Rohde, Long and their colleagues are exploring variants of this metal hydride MOF to see what other gases they can adsorb, and also modifications that will allow such materials to adsorb even more CO2.
“We’re fortunate to have made this discovery, which has opened up new directions in separation science focused on the design of functional adsorbents that can operate at high temperatures,” said Carsch, who has taken a faculty position in the Department of Chemistry at The University of Texas at Austin. “There’s a tremendous number of ways we can tune the metal ion and linker in MOFs, such that it may be possible to rationally design such adsorbents for other high-temperature gas separation processes relevant to industry and sustainability.”

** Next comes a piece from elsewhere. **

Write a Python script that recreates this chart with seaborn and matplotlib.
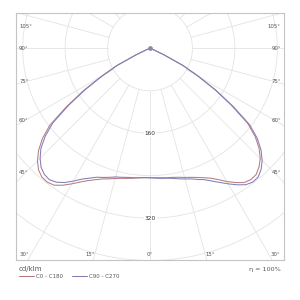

Other authors of the paper are Jeffrey Reimer, a UC Berkeley professor of chemical and biomolecular engineering, whose lab provided evidence from NMR spectroscopy to support the unique mechanism of CO2 capture by the zinc hydride sites in the MOF; Craig Brown of the National Institute of Standards and Technology in Gaithersburg, Maryland, who also provided critical structural data supporting the proposed mechanism; and UC Berkeley chemistry professor Martin Head-Gordon, whose lab provided a computational understanding of the high-temperature CO2 capture behavior. Other UC Berkeley authors include Andrew Minor, a UC Berkeley professor of materials science and engineering, and Matthew Dods, Henry Jiang, Alexandra McIsaac, Hyunchul Kwon, Sarah Karstens, Yang Wang, Adrian Huang, Jordan Taylor, Yuto Yabuuchi, Nikolay Tkachenko, Katie Meihaus, Hiroyasu Furukawa and Kaitlyn Engler.
Rohde was supported by a graduate fellowship from the National Aeronautics and Space Administration, while Carsch was supported by a postdoctoral fellowship from the Arnold O. Beckman Foundation.